Owing to its obvious benefits, additive manufacturing is an area in which all aviation companies are willing to invest big. Aerospace constitutes up to 20% of the market share of additive printing and is growing rapidly. Major companies which are experimenting heavily with 3D printing, include:
Airbus is already on its way to having a significant number of its aircraft parts being 3D printed. Some of their planes already have more than a hundred 3D-printed parts, most of which weigh less than a third of their former weight.
Boeing has already acquired over 60, 000 parts using additive manufacturing. Boeing’s Dreamliner 737 uses 30 parts made using additive manufacturing and more are being developed.
Etihad is scrutinizing its aircraft cabins, examining every part, and estimating how much it would cost to 3D print them. Etihad’s innovation center in Abu Dhabi is already working on redesigning non-flight parts and making them better and more efficient to manufacture. Its steps like these have led Etihad to be the first airline to be MRO permitted by the EASA to manufacture and utilize 3D printed parts.

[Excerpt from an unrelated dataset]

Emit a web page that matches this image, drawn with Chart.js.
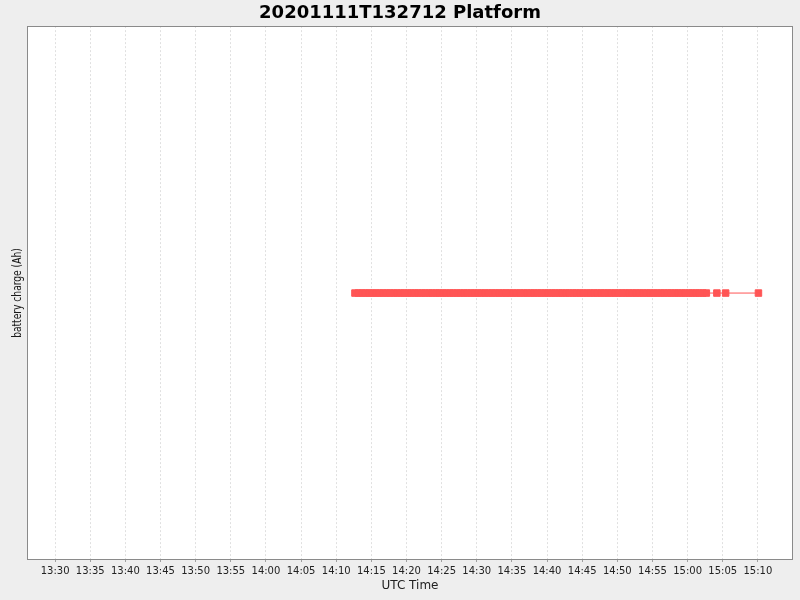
<!DOCTYPE html>
<html>
<head>
<meta charset="utf-8">
<script src="https://cdn.jsdelivr.net/npm/chart.js@4/dist/chart.umd.min.js"></script>
<style>
html, body { margin: 0; padding: 0; background: #eeeeee; }
canvas { display: block; }
</style>
</head>
<body>
<canvas id="chart" width="800" height="600"></canvas>
<script>
const chartTitle = "20201111T132712 Platform";
const xTitle = "UTC Time";
const yTitle = "battery charge (Ah)";

// x axis range and ticks (UTC)
const xStart = "13:26";
const xEnd = "15:15";
const tickLabels = ["13:30", "13:35", "13:40", "13:45", "13:50", "13:55", "14:00",
    "14:05", "14:10", "14:15", "14:20", "14:25", "14:30", "14:35", "14:40",
    "14:45", "14:50", "14:55", "15:00", "15:05", "15:10"];

// readings (UTC time of each sample)
const readingTimes = [
    "14:12:40", "14:13:10", "14:13:40", "14:14:10", "14:14:40", "14:15:10", "14:15:40", "14:16:10",
    "14:16:40", "14:17:10", "14:17:40", "14:18:10", "14:18:40", "14:19:10", "14:19:40", "14:20:10",
    "14:20:40", "14:21:10", "14:21:40", "14:22:10", "14:22:40", "14:23:10", "14:23:40", "14:24:10",
    "14:24:40", "14:25:10", "14:25:40", "14:26:10", "14:26:40", "14:27:10", "14:27:40", "14:28:10",
    "14:28:40", "14:29:10", "14:29:40", "14:30:10", "14:30:40", "14:31:10", "14:31:40", "14:32:10",
    "14:32:40", "14:33:10", "14:33:40", "14:34:10", "14:34:40", "14:35:10", "14:35:40", "14:36:10",
    "14:36:40", "14:37:10", "14:37:40", "14:38:10", "14:38:40", "14:39:10", "14:39:40", "14:40:10",
    "14:40:40", "14:41:10", "14:41:40", "14:42:10", "14:42:40", "14:43:10", "14:43:40", "14:44:10",
    "14:44:40", "14:45:10", "14:45:40", "14:46:10", "14:46:40", "14:47:10", "14:47:40", "14:48:10",
    "14:48:40", "14:49:10", "14:49:40", "14:50:10", "14:50:40", "14:51:10", "14:51:40", "14:52:10",
    "14:52:40", "14:53:10", "14:53:40", "14:54:10", "14:54:40", "14:55:10", "14:55:40", "14:56:10",
    "14:56:40", "14:57:10", "14:57:40", "14:58:10", "14:58:40", "14:59:10", "14:59:40", "15:00:10",
    "15:00:40", "15:01:10", "15:01:40", "15:02:10", "15:02:40",
    "15:04:10", "15:05:25", "15:10:05"
];
const charge = [
    0, 0, 0, 0, 0, 0, 0, 0,
    0, 0, 0, 0, 0, 0, 0, 0,
    0, 0, 0, 0, 0, 0, 0, 0,
    0, 0, 0, 0, 0, 0, 0, 0,
    0, 0, 0, 0, 0, 0, 0, 0,
    0, 0, 0, 0, 0, 0, 0, 0,
    0, 0, 0, 0, 0, 0, 0, 0,
    0, 0, 0, 0, 0, 0, 0, 0,
    0, 0, 0, 0, 0, 0, 0, 0,
    0, 0, 0, 0, 0, 0, 0, 0,
    0, 0, 0, 0, 0, 0, 0, 0,
    0, 0, 0, 0, 0, 0, 0, 0,
    0, 0, 0, 0, 0,
    0, 0, 0
];

// "HH:MM[:SS]" -> minutes since midnight
const toMinutes = s => {
    const [h, m, sec] = s.split(":").map(Number);
    return h * 60 + m + (sec || 0) / 60;
};

const points = readingTimes.map((t, i) => ({x: toMinutes(t), y: charge[i]}));
const tickValues = tickLabels.map(toMinutes);

const plotFrame = {
    id: "plotFrame",
    beforeDraw(chart) {
        const {ctx, chartArea: a} = chart;
        ctx.save();
        ctx.fillStyle = "#eeeeee";
        ctx.fillRect(0, 0, chart.width, chart.height);
        ctx.fillStyle = "#ffffff";
        ctx.fillRect(a.left, a.top, a.right - a.left, a.bottom - a.top);
        ctx.restore();
    },
    afterDraw(chart) {
        const {ctx, chartArea: a} = chart;
        ctx.save();
        ctx.strokeStyle = "#8a8a8a";
        ctx.lineWidth = 1;
        ctx.strokeRect(Math.round(a.left) + 0.5, Math.round(a.top) + 0.5,
            Math.round(a.right - a.left) - 1, Math.round(a.bottom - a.top) - 1);

        // y axis label, drawn narrow like the original renderer does
        const midY = (a.top + a.bottom) / 2;
        ctx.translate(21, midY);
        ctx.rotate(-Math.PI / 2);
        ctx.scale(0.76, 1);
        ctx.font = "12px 'DejaVu Sans', sans-serif";
        ctx.fillStyle = "#1a1a1a";
        ctx.textAlign = "center";
        ctx.textBaseline = "alphabetic";
        ctx.fillText(yTitle, 0, 0);
        ctx.restore();
    }
};

Chart.defaults.font.family = "'DejaVu Sans', sans-serif";

new Chart("chart", {
    type: "scatter",
    data: {
        datasets: [{
            label: "battery charge",
            data: points,
            showLine: true,
            borderColor: "#ff5555",
            borderWidth: 1,
            pointStyle: "rect",
            pointRadius: 4.6,
            pointBackgroundColor: "#ff5555",
            pointBorderColor: "#ff5555",
            pointBorderWidth: 1
        }]
    },
    options: {
        responsive: false,
        animation: false,
        devicePixelRatio: 1,
        layout: {padding: 0},
        plugins: {
            legend: {display: false},
            tooltip: {enabled: false},
            title: {
                display: true,
                text: chartTitle,
                color: "#000000",
                font: {size: 18, weight: "bold"},
                padding: {top: 2.5, bottom: 2}
            }
        },
        scales: {
            x: {
                type: "linear",
                min: toMinutes(xStart),
                max: toMinutes(xEnd),
                afterBuildTicks: scale => {
                    scale.ticks = tickValues.map(v => ({value: v}));
                },
                afterFit: scale => {
                    scale.height = 40;
                    scale.paddingLeft = 0;
                    scale.paddingRight = 7;
                },
                ticks: {
                    autoSkip: false,
                    maxRotation: 0,
                    color: "#222222",
                    font: {size: 10},
                    padding: 3,
                    callback: (value, i) => tickLabels[i]
                },
                grid: {
                    color: "#e0e0e0",
                    tickColor: "#a0a0a0",
                    tickLength: 2,
                    tickBorderDash: []
                },
                border: {display: false, dash: [2, 2]},
                title: {
                    display: true,
                    text: xTitle,
                    color: "#222222",
                    font: {size: 12},
                    padding: {top: 0, bottom: 7}
                }
            },
            y: {
                min: -1,
                max: 1,
                afterFit: scale => {
                    scale.width = 27;
                },
                ticks: {display: false},
                grid: {display: false},
                border: {display: false}
            }
        }
    },
    plugins: [plotFrame]
});
</script>
</body>
</html>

Limitations of Additive Manufacturing
As is the case with all technologies in their infancies, additive manufacturing has its flaws and limitations too. It is not a panacea to overcome all obstacles. The different types each have their shortcomings and flaws, on which researchers are working. For example, it can be expensive, as compared to other methods. Another issue that usually arises is poor surface finish and rough texture. This, in turn, leads to another shortcoming, the requirement of extensive post-post processing to get the desired results. Another limitation of additive manufacturing is its current inability to be suitable for high-volume manufacturing. Owing to its recent entry, its suppliers do not have widespread acceptability or access as compared to conventional suppliers that have a worldwide presence. Factors like porosity is a problem. If you don’t entirely melt the tiny
beads, you’re creating a porous material that will not have uniform properties. If those pores are close to the surface, you can create crack initiation sites, which can be a real problem with things such as aircraft wings. However, these problems are being resolved day by day and it is apparent to all that the importance of additive printing cannot be denied. Additive printing is still in its infancy yet has already proven itself to be a gamechanger. With new players jumping into its advancement every single day, it’s only a matter of time before additive manufacturing
becomes mainstream in all spheres of life. Innovations are already underway. The Lawrence Livermore National Laboratory in California has 3D printers that can control metal fabrication on a microscopic level, creating alloys 3 times stronger than previous 3D metals. GE just unveiled a 3D printer that can manufacture a part more than a meter in length, which it uses to manufacture its new jet engine combustion liner. Supporters of the technology also predict that the method will mean significant advancements in space technology. The rocket manufacturer, ‘Relativity’, predicts that it will soon 3D print 95% of its satellite-carrying rockets. With funds flowing in and interest soaring high, there is little doubt that 3D-printed aircraft will one day fly freely in Earth’s sky and beyond.